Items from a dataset
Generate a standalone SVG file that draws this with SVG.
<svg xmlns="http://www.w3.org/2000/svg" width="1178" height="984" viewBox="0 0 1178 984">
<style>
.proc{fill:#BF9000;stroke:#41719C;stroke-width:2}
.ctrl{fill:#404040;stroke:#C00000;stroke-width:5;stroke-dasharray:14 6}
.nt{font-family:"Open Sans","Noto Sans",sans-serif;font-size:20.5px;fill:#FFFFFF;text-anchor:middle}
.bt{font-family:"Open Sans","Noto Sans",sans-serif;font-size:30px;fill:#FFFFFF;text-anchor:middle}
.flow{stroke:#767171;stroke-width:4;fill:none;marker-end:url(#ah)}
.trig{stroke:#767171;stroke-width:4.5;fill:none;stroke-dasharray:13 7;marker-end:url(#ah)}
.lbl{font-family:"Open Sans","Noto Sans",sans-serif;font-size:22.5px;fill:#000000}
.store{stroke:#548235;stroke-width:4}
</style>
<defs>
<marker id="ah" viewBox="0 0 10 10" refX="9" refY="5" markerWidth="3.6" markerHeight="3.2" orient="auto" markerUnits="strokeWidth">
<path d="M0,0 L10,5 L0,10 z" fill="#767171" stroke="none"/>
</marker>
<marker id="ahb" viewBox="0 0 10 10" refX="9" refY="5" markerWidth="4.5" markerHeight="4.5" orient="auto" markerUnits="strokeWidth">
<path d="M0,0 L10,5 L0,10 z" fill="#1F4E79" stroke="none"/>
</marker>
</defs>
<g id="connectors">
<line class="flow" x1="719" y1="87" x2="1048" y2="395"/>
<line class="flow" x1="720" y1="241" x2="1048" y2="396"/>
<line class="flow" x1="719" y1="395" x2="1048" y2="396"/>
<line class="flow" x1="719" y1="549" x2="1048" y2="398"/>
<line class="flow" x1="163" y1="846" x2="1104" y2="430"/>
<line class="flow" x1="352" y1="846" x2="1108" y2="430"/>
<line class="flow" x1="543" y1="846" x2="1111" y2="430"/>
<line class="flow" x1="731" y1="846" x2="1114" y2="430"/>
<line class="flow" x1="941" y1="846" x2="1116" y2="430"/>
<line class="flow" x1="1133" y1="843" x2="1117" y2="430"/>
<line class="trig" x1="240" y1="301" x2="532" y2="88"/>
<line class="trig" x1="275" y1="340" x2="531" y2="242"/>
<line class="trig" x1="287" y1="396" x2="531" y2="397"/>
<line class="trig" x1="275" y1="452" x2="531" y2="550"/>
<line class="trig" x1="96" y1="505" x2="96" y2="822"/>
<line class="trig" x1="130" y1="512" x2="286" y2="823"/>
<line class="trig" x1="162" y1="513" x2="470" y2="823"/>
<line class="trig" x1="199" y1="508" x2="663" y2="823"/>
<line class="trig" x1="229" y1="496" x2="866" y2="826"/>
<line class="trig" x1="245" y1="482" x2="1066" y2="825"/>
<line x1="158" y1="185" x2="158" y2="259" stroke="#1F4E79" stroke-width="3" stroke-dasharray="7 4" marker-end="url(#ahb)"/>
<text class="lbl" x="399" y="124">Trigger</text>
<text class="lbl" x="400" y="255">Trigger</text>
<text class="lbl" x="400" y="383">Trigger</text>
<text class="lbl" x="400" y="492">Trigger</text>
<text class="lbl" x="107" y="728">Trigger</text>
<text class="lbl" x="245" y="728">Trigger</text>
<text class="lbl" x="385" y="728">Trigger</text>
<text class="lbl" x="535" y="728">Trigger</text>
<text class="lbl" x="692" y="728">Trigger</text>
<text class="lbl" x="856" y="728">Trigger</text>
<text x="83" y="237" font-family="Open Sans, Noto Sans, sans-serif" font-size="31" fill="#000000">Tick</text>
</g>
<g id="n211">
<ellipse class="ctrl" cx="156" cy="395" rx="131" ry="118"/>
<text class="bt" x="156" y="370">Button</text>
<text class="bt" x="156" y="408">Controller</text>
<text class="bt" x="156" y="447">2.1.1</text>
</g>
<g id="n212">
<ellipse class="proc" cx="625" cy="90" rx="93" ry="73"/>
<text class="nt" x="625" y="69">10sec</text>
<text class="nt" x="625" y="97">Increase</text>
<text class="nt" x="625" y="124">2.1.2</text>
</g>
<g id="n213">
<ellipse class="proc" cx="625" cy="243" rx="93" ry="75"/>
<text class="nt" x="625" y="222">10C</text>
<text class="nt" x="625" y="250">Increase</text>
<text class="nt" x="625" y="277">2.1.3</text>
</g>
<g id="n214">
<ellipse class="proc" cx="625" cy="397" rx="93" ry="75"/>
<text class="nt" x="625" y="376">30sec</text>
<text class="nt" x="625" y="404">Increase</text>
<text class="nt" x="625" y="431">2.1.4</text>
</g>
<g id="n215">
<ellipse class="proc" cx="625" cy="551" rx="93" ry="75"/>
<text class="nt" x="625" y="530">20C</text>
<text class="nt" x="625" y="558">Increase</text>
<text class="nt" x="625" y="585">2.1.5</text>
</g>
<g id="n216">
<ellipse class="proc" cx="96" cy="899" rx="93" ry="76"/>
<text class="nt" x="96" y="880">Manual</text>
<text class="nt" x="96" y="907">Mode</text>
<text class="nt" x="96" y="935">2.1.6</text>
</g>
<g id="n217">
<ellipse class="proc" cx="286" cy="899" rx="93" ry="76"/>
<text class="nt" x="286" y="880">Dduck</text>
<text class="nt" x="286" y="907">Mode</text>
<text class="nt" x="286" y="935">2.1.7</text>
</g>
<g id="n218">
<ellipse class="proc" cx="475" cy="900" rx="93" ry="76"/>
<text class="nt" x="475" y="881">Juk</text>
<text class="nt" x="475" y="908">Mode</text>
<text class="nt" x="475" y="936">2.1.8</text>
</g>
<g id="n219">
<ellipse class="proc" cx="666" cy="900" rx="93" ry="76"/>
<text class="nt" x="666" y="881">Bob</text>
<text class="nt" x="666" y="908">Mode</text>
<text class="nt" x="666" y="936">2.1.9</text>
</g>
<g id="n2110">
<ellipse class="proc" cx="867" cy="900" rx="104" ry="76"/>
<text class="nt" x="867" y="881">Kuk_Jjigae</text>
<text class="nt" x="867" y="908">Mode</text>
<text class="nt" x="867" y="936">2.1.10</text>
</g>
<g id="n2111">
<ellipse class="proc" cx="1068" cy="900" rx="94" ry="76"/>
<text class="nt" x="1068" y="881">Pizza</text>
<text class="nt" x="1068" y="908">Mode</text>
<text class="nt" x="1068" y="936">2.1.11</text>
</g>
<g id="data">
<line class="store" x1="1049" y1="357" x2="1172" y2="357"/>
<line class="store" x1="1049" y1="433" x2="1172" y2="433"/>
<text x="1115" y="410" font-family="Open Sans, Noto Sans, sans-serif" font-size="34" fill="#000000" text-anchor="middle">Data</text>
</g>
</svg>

...

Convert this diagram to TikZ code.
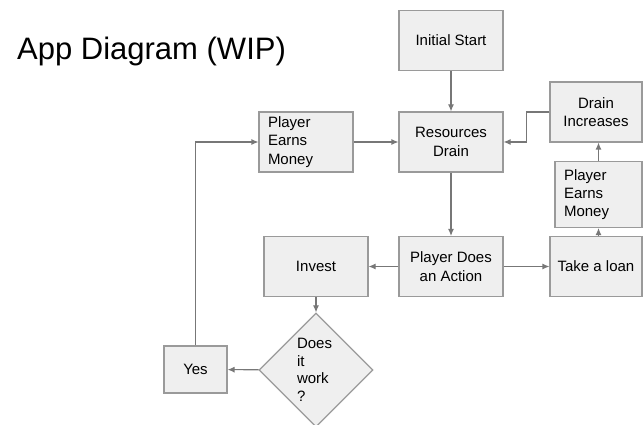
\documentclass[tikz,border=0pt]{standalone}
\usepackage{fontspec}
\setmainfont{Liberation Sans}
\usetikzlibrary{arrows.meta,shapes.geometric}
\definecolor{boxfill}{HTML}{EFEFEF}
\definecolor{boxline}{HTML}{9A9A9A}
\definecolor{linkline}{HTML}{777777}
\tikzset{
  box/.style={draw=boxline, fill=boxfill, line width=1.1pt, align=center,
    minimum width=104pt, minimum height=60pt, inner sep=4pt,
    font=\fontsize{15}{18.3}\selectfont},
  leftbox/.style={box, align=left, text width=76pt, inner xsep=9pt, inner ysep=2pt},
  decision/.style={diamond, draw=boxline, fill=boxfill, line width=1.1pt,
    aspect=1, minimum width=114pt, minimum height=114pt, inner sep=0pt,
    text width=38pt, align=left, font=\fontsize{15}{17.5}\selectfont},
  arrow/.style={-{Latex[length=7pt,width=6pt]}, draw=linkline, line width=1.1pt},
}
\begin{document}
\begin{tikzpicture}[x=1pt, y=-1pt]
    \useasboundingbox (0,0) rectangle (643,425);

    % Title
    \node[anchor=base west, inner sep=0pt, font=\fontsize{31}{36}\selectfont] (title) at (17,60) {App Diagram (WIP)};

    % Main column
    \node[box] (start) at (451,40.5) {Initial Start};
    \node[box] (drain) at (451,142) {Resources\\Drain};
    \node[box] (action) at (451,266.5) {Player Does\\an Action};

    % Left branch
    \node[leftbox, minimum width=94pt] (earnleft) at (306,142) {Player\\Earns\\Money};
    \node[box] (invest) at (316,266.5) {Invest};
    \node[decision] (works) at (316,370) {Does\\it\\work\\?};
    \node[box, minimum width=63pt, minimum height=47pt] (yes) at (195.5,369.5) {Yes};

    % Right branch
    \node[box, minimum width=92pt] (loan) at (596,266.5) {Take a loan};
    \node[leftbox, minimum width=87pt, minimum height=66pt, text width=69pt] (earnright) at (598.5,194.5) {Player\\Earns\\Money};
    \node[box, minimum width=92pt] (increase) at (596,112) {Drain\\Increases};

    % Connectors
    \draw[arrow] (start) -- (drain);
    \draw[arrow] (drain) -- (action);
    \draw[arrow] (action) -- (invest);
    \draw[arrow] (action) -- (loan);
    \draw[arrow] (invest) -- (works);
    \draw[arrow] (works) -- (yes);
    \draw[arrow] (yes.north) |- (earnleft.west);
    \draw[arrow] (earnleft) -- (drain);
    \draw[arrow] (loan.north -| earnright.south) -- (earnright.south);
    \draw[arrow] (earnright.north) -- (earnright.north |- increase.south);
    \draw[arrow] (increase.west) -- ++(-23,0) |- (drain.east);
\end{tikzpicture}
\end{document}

[Instructions for the task]: Find every line in the records above that contains the word "this", and copy each one.

[Exercise answer]:
Generate a standalone SVG file that draws this with SVG.
Convert this diagram to TikZ code.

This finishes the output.